All'assegno vitalizio previsto dall'art. 3 del r.d.l. 23 luglio 1925, n. 1605, deve essere riconosciuta la natura di retribuzione differita essendo esso proporzionato al numero degli anni di servizio prestati, onde il contrasto con l'articolo 36 della Costituzione della citata norma, sulla base dei principi costantemente affermati da questa Corte.

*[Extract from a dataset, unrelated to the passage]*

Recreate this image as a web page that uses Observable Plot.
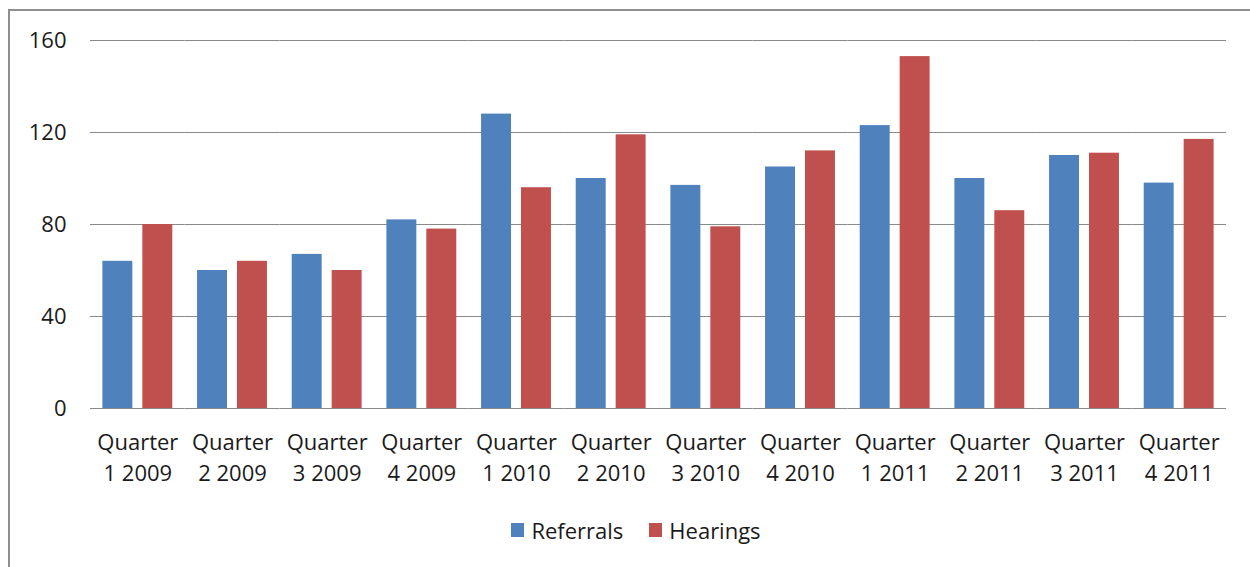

4. - Resta così assorbita la questione di costituzionalità della stessa norma sollevata in riferimento all'art. 3 della Costituzione.

PER QUESTI MOTIVI

LA CORTE COSTITUZIONALE

dichiara l'illegittimità costituzionale dell'art. 3, secondo comma, del r.d.l. 23 luglio 1925 n. 1605 (norme relative alla costituzione di un istituto nazionale a favore degli impiegati degli enti locali e dei loro superstiti non aventi diritto a pensione), in quanto prescrive che non si fa luogo alla concessione dell'assegno previsto dal primo comma dello stesso articolo, in caso di provvedimenti di dispensa dovuti a colpa dell'interessato.

Così deciso in Roma, in camera di consiglio, nella sede della Corte costituzionale, Palazzo della Consulta, il 7 maggio 1987.

 

Il Presidente: LA PERGOLA

Il Redattore: CAIANIELLO

Depositata in cancelleria il 15 maggio 1987.